== STATED EXERCISE ==
Tally the lines containing "this" and report the number alone.

== SUPPLIED DATA ==
◆ ◆ ◆

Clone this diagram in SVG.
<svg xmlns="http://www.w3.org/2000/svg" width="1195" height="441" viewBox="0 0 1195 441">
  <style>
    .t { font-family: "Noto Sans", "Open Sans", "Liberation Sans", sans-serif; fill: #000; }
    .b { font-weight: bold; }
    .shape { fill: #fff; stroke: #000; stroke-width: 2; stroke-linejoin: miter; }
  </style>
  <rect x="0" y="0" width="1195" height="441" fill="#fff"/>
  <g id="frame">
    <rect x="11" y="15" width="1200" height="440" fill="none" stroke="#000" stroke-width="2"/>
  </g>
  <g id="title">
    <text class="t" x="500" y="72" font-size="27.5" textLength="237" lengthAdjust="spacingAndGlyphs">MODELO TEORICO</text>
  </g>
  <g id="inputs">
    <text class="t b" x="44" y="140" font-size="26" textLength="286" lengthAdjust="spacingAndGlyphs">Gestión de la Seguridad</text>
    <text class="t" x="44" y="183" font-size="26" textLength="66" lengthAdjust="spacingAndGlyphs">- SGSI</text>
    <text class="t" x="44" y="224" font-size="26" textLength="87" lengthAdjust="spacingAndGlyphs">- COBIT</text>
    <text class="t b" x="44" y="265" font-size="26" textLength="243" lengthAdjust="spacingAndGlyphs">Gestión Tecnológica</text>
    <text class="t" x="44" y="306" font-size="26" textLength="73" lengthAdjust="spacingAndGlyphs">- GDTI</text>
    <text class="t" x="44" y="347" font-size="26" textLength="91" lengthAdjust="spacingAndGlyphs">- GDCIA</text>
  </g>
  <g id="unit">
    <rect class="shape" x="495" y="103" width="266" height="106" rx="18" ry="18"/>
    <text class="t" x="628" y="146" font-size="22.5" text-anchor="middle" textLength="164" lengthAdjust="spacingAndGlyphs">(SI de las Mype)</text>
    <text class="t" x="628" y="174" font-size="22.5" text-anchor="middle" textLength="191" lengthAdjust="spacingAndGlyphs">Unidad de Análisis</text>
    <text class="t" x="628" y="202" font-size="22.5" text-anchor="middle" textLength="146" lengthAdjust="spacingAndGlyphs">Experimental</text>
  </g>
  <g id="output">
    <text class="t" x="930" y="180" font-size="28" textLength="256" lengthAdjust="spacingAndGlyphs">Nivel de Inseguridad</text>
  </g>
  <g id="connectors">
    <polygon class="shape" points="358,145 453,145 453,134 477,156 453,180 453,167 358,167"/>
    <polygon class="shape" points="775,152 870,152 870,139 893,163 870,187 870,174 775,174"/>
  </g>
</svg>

◆ ◆ ◆

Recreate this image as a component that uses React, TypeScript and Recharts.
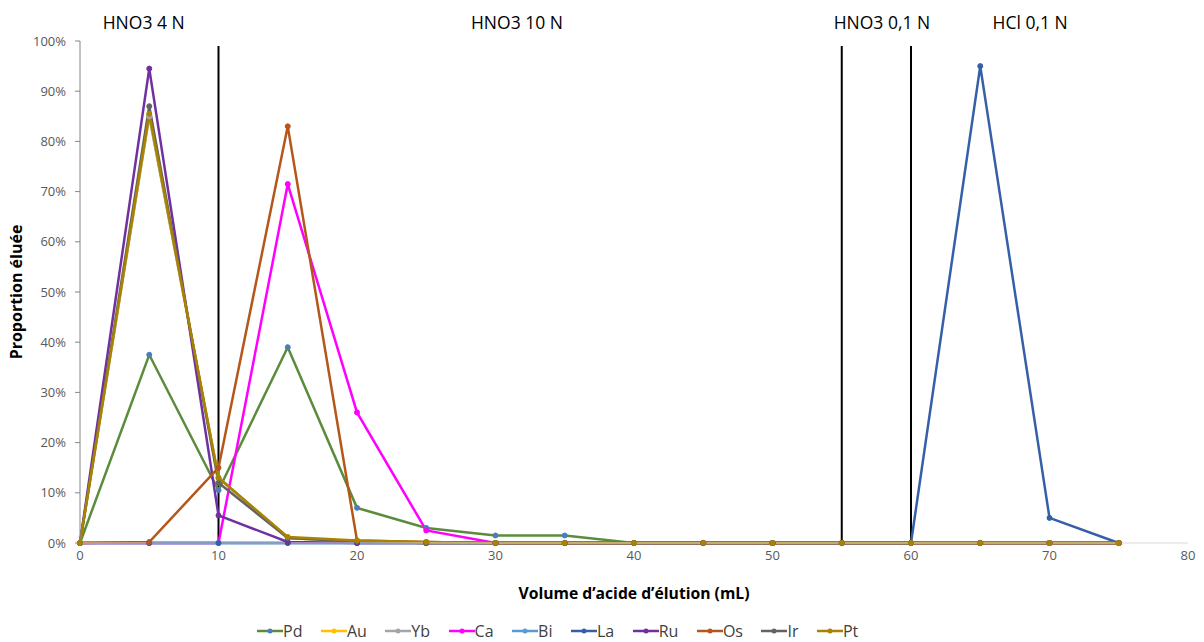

◆ ◆ ◆

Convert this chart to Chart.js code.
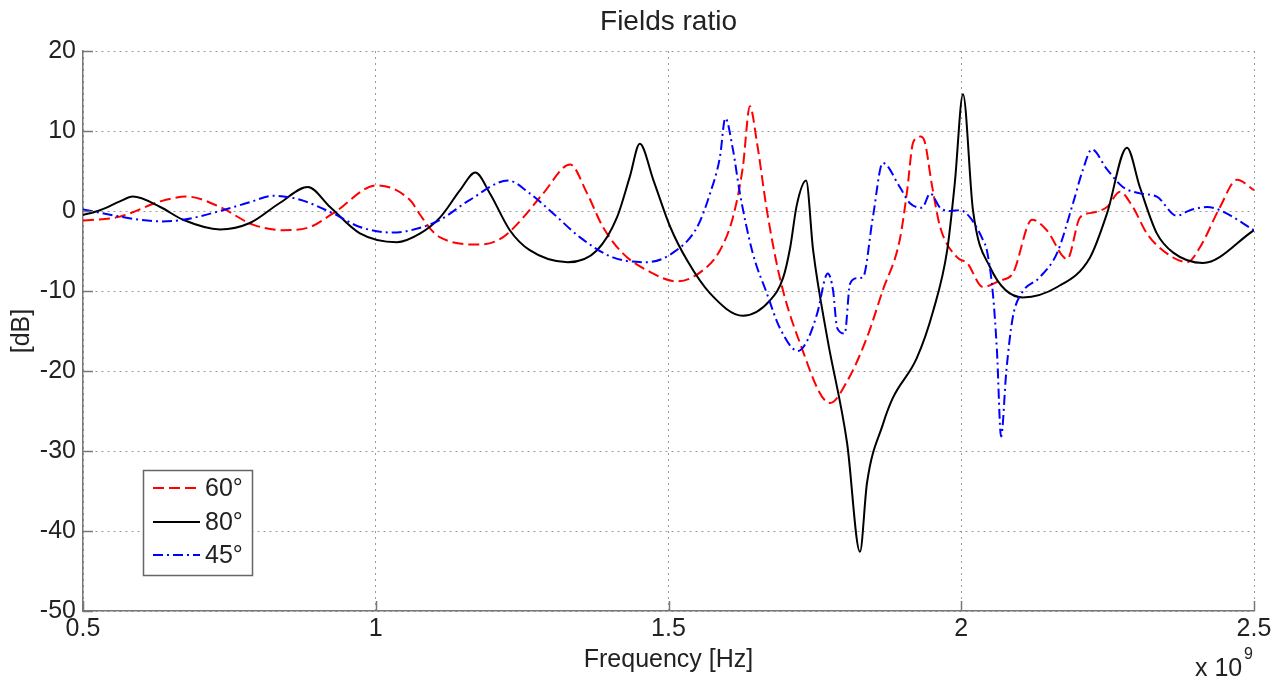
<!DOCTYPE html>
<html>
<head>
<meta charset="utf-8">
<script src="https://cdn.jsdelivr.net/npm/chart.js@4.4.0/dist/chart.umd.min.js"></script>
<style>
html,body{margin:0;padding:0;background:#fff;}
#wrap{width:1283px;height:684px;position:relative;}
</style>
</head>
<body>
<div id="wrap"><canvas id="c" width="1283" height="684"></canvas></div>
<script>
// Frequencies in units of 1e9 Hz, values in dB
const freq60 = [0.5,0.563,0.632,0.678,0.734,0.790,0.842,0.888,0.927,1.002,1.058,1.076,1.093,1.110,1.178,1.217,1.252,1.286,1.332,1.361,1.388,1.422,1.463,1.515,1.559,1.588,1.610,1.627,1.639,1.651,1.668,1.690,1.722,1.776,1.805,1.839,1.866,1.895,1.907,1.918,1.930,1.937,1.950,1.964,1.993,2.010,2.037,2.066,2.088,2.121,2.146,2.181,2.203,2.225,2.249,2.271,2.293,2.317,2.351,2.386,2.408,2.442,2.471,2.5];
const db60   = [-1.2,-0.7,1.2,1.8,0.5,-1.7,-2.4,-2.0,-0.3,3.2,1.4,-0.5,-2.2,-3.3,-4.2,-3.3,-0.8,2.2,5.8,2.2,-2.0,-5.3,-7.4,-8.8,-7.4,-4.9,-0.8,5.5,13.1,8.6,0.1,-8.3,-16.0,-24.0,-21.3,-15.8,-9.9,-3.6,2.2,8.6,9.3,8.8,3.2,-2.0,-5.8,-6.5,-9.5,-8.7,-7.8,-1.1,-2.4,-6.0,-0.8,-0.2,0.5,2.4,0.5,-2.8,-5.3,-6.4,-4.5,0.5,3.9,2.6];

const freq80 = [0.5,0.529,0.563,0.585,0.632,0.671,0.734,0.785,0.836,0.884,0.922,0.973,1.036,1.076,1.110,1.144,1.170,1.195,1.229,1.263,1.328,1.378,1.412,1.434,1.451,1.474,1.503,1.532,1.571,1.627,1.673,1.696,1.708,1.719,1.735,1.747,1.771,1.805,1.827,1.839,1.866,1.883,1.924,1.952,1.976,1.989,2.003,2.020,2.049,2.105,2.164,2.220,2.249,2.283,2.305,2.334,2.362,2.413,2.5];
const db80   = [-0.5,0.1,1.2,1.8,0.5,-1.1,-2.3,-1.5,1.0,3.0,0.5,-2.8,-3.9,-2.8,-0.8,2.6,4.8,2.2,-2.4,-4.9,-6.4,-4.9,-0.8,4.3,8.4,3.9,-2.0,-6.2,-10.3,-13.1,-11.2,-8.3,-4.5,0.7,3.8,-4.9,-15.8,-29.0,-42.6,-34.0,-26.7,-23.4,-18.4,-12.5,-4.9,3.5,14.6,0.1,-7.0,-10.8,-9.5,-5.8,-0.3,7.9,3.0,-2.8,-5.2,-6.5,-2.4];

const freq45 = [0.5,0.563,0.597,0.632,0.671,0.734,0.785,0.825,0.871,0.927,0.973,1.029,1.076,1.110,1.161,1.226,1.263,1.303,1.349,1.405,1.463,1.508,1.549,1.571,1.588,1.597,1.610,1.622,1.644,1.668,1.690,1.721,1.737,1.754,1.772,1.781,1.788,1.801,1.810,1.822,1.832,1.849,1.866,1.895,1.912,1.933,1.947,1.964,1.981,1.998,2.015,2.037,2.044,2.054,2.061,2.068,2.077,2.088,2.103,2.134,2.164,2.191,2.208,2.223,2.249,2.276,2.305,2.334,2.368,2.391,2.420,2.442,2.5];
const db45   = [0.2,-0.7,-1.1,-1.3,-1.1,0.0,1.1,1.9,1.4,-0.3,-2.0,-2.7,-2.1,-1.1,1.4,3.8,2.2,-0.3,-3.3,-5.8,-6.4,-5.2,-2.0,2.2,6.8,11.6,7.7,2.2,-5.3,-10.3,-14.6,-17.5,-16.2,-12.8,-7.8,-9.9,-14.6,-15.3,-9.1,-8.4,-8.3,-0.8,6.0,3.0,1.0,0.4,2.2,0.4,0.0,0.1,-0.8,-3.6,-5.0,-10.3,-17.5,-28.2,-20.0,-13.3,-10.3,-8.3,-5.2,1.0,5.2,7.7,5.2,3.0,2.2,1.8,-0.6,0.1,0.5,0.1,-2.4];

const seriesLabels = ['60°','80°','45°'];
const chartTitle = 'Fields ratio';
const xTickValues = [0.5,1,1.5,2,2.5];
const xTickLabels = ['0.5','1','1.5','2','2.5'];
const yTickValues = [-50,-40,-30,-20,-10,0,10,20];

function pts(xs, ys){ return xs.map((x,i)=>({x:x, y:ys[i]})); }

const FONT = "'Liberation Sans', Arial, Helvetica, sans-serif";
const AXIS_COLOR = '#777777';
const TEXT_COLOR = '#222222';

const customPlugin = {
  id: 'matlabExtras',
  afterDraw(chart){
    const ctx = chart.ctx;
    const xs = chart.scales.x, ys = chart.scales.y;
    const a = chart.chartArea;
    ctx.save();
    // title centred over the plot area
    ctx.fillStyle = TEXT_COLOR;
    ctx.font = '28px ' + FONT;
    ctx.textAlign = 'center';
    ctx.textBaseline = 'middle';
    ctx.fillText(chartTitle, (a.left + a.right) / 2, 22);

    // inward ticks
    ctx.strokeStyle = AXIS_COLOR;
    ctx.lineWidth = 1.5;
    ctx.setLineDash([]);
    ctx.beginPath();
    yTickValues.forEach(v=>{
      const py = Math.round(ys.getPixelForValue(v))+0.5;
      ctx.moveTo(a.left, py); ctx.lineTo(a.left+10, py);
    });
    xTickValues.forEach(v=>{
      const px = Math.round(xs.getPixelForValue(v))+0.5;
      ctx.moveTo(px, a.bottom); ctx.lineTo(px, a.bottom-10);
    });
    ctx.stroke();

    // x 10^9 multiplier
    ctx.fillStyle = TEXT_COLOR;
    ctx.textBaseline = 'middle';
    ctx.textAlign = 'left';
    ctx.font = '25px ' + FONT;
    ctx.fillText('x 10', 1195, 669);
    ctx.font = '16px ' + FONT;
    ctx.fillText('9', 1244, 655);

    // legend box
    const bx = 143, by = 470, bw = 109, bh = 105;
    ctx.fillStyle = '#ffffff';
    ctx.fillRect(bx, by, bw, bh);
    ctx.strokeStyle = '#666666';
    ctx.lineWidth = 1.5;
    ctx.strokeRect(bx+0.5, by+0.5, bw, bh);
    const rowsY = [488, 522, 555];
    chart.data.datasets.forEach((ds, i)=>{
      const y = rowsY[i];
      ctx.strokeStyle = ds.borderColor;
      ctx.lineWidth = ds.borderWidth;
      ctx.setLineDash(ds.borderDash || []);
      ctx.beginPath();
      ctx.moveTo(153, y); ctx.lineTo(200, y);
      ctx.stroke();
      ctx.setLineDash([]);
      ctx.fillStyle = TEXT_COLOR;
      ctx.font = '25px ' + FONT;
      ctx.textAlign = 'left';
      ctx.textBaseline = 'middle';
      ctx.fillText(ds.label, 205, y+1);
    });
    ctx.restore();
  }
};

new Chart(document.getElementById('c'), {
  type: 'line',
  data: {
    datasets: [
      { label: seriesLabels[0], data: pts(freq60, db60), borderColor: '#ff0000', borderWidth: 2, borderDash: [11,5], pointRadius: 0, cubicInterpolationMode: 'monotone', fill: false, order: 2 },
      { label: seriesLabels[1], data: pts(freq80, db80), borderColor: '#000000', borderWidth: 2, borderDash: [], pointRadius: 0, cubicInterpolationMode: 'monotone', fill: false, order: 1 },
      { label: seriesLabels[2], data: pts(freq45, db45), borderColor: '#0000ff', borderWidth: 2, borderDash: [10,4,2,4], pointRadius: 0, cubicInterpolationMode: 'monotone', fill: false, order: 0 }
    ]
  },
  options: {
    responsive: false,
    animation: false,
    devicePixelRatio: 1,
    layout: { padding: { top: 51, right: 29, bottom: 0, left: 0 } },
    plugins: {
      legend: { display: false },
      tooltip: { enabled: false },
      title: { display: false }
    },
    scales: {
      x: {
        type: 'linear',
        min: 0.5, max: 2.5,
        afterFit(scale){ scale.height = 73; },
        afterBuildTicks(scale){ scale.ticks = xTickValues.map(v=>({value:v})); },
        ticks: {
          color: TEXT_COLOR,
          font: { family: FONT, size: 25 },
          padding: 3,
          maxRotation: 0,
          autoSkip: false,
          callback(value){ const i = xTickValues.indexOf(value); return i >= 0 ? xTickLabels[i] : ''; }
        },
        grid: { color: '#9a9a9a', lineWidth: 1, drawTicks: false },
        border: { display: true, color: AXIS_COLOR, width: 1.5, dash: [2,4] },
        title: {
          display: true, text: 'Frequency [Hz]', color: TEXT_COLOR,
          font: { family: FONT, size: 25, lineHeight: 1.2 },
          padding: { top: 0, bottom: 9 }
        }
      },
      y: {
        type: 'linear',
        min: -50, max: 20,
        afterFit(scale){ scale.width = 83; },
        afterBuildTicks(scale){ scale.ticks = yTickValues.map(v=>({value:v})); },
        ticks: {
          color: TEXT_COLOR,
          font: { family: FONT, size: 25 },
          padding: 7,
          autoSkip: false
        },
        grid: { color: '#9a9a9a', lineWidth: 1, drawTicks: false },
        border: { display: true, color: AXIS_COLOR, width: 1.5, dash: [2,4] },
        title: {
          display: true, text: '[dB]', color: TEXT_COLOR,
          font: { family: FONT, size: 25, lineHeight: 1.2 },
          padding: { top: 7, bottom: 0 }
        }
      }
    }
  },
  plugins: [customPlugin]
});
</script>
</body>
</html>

◆ ◆ ◆

== RESULT BELOW ==
3